One attempt to resurrect the pike as a primary infantry weapon occurred during the American Civil War (1861–1865) when the Confederate States of America planned to recruit twenty regiments of pikemen in 1862. In April 1862 it was authorised that every Confederate infantry regiment would include two companies of pikemen, a plan supported by Robert E. Lee. Many pikes were produced but were never used in battle and the plan to include pikemen in the army was abandoned.
Shorter versions of pikes called boarding pikes were also used on warships—typically to repel boarding parties, up to the late 19th century.
The great Hawaiian warrior king Kamehameha I had an elite force of men armed with very long spears who seem to have fought in a manner identical to European pikemen, despite the usual conception of his people's general disposition for individualistic dueling as their method of close combat. It is not known whether Kamehameha himself introduced this tactic or if it was taken from the use of traditional Hawaiian weapons.

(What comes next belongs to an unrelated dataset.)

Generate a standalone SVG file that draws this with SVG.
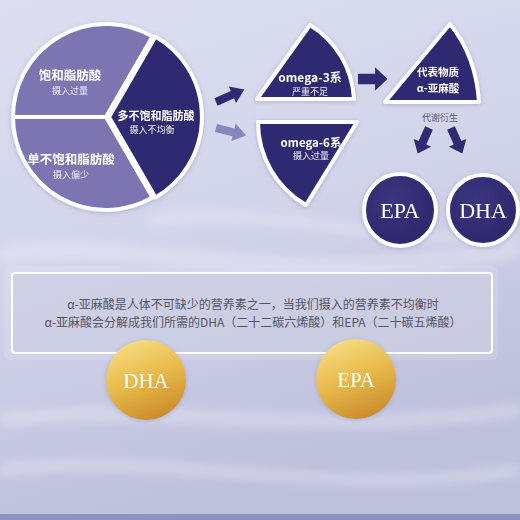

The pike was issued as a British Home Guard weapon in 1942 after the War Office acted on a letter from Winston Churchill saying "every man must have a weapon of some kind, be it only a mace or pike". However, these hand-held weapons never left the stores after the pikes had "generated an almost universal feeling of anger and disgust from the ranks of the Home Guard, demoralised the men and led to questions being asked in both Houses of Parliament". The pikes, made from obsolete Lee–Enfield rifle bayonet blades welded to a steel tube, took the name of "Croft's Pikes" after Henry Page Croft, the Under-Secretary of State for War who attempted to defend the fiasco by stating that they were a "silent and effective weapon".
In Spain, beginning in 1715 and ending in 1977, there were night patrol guards in cities called serenos who carried a short pike of 1.5 m (4.9 ft) called chuzo.
Pikes live on today only in ceremonial roles, being used to carry the colours of an infantry regiment and with the Company of Pikemen and Musketeers of the Honourable Artillery Company, or by some of the infantry units on duty during their rotation as guard for the President of the Italian Republic at the Quirinal Palace in Rome, Italy.